--- Work to complete ---
Spot every line with the word "this" and return it.

....

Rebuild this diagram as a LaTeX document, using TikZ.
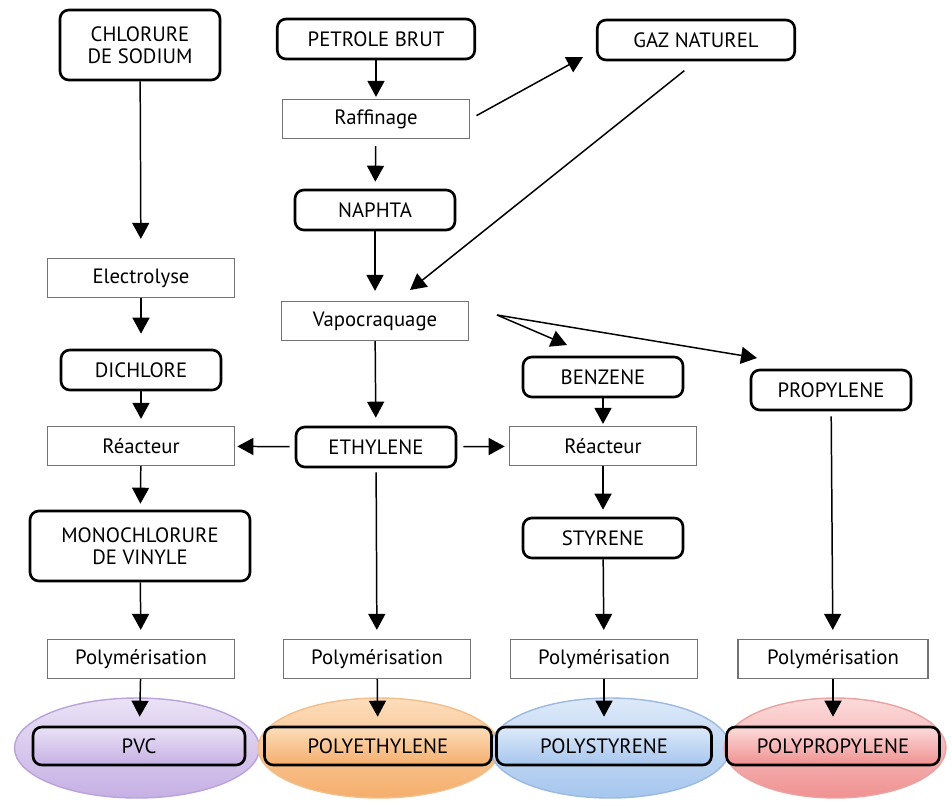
\documentclass[tikz,border=0pt]{standalone}
\usepackage{fontspec}
\setmainfont{PT Sans}
\usepackage{tikz}
\usetikzlibrary{shapes.geometric, positioning, arrows.meta}

\definecolor{pvcclair}{HTML}{EAE2F6}
\definecolor{pvcfonce}{HTML}{C6B0E4}
\definecolor{pvcbord}{HTML}{B9A3D9}
\definecolor{peclair}{HTML}{FCDDBB}
\definecolor{pefonce}{HTML}{F5AE6C}
\definecolor{pebord}{HTML}{F1BE8C}
\definecolor{psclair}{HTML}{DDE9F9}
\definecolor{psfonce}{HTML}{A6C6EE}
\definecolor{psbord}{HTML}{9DB9E0}
\definecolor{ppclair}{HTML}{FCDADA}
\definecolor{ppfonce}{HTML}{F09191}
\definecolor{ppbord}{HTML}{E9A3A3}

\tikzset{
    produit/.style={draw, rounded corners=5pt, line width=1.5pt,
                    minimum width=3.2cm, minimum height=0.8cm, inner sep=2pt,
                    align=center, font=\fontsize{11.8}{12.5}\selectfont},
    etape/.style={draw=black!55, line width=0.7pt,
                  minimum width=3.75cm, minimum height=0.78cm, inner sep=2pt,
                  font=\fontsize{11.8}{12.5}\selectfont},
    fleche/.style={-{Triangle[length=0.32cm, width=0.34cm]}, line width=0.85pt},
    polymere/.style={ellipse, draw=#1bord, line width=0.8pt,
                     top color=#1clair, bottom color=#1fonce,
                     minimum height=2cm},
    final/.style={produit, minimum height=0.76cm,
                  top color=#1clair, bottom color=#1fonce}
}

\begin{document}
\begin{tikzpicture}[x=0.02cm, y=-0.02cm]
    \useasboundingbox (0,0) rectangle (952,805);

    % matieres premieres
    \node (chlorure) [produit, minimum height=1.4cm] at (140,45) {CHLORURE\\DE SODIUM};
    \node (petrole) [produit, minimum width=3.95cm] at (376,39) {PETROLE BRUT};
    \node (gaz) [produit, minimum width=3.95cm] at (696,40) {GAZ NATUREL};
    \node (raffinage) [etape] at (376,119) {Raffinage};
    \node (naphta) [produit] at (375,210) {NAPHTA};
    \node (electrolyse) [etape] at (141,278) {Electrolyse};
    \node (vapo) [etape] at (375,321) {Vapocraquage};

    % intermediaires
    \node (dichlore) [produit] at (141,370) {DICHLORE};
    \node (benzene) [produit] at (603,377) {BENZENE};
    \node (propylene) [produit] at (831,390) {PROPYLENE};
    \node (reacteurA) [etape] at (141,446) {Réacteur};
    \node (ethylene) [produit] at (376,447) {ETHYLENE};
    \node (reacteurB) [etape] at (603,446) {Réacteur};
    \node (monochlorure) [produit, minimum width=4.4cm, minimum height=1.4cm]
        at (140,546) {MONOCHLORURE\\DE VINYLE};
    \node (styrene) [produit] at (603,538) {STYRENE};

    % polymerisation
    \node (polyA) [etape] at (141,659) {Polymérisation};
    \node (polyB) [etape] at (377,659) {Polymérisation};
    \node (polyC) [etape] at (604,659) {Polymérisation};
    \node (polyD) [etape, minimum width=3.8cm] at (833,659) {Polymérisation};

    \node (ellA) [polymere=pvc, minimum width=4.9cm] at (137,748) {};
    \node (ellB) [polymere=pe, minimum width=4.84cm] at (379,748) {};
    \node (ellC) [polymere=ps, minimum width=4.8cm] at (610,748) {};
    \node (ellD) [polymere=pp, minimum width=4.44cm] at (835,748) {};
    \node (pvc) [final=pvc, minimum width=4.24cm] at (139,746) {PVC};
    \node (pe) [final=pe, minimum width=4.54cm] at (378,746) {POLYETHYLENE};
    \node (ps) [final=ps, minimum width=4.3cm] at (604,746) {POLYSTYRENE};
    \node (pp) [final=pp, minimum width=4.26cm] at (833,746) {POLYPROPYLENE};

    \coordinate (versgaz) at (583,57);
    \coordinate (versvapo) at (410,290);
    \coordinate (depart) at (497,315);
    \coordinate (versbenzene) at (567,345);
    \coordinate (verspropylene) at (757,358);

    % fleches
    \draw[fleche, shorten >=0.38cm] (chlorure) -- (electrolyse);
    \draw[fleche, shorten >=0.04cm] (petrole) -- (raffinage);
    \draw[fleche, shorten <=0.14cm, shorten >=0.14cm] (raffinage) -- (naphta);
    \draw[fleche, shorten <=0.14cm] (raffinage.east) -- (versgaz);
    \draw[fleche, shorten <=0.3cm] (gaz.south) -- (versvapo);
    \draw[fleche, shorten >=0.2cm] (naphta) -- (vapo);
    \draw[fleche, shorten >=0.3cm] (electrolyse) -- (dichlore);
    \draw[fleche] (depart) -- (versbenzene);
    \draw[fleche] (depart) -- (verspropylene);
    \draw[fleche, shorten >=0.16cm] (vapo) -- (ethylene);
    \draw[fleche, shorten >=0.14cm] (dichlore) -- (reacteurA);
    \draw[fleche, shorten <=0.1cm, shorten >=0.04cm] (ethylene) -- (reacteurA);
    \draw[fleche, shorten <=0.12cm, shorten >=0.08cm] (ethylene) -- (reacteurB);
    \draw[fleche, shorten >=0.04cm] (benzene) -- (reacteurB);
    \draw[fleche, shorten >=0.12cm] (reacteurA) -- (monochlorure);
    \draw[fleche, shorten >=0.14cm] (reacteurB) -- (styrene);
    \draw[fleche, shorten >=0.18cm] (monochlorure) -- (polyA);
    \draw[fleche, shorten <=0.08cm, shorten >=0.18cm] (ethylene) -- (polyB);
    \draw[fleche, shorten >=0.18cm] (styrene) -- (polyC);
    \draw[fleche, shorten <=0.1cm, shorten >=0.18cm] (propylene) -- (polyD);
    \foreach \p/\f in {polyA/pvc, polyB/pe, polyC/ps, polyD/pp}
        \draw[fleche, shorten >=0.18cm] (\p) -- (\f);
\end{tikzpicture}
\end{document}
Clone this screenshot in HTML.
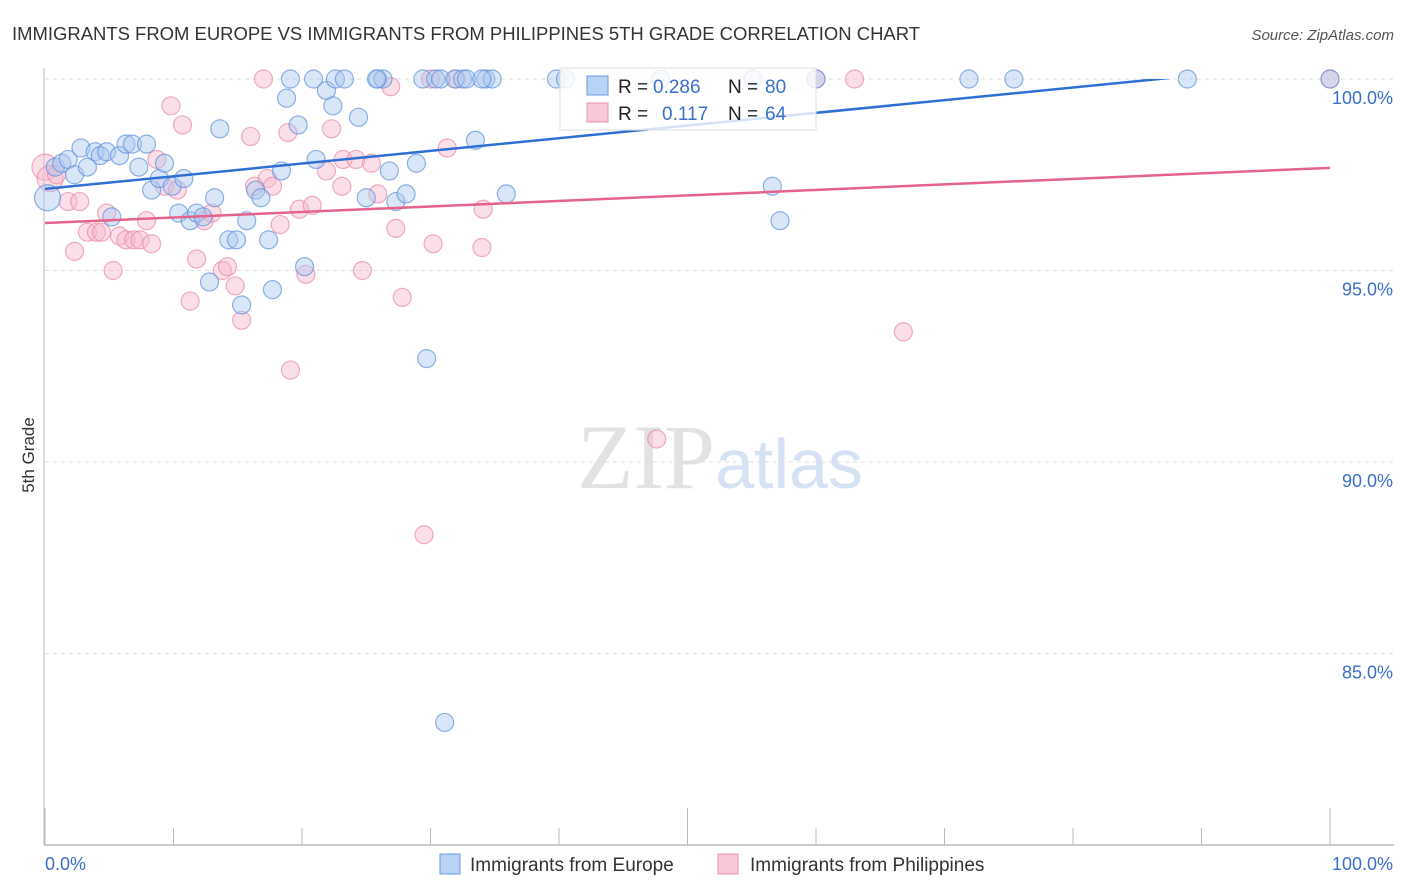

....

--- Exercise result ---
Rebuild this diagram as a LaTeX document, using TikZ.
Clone this screenshot in HTML.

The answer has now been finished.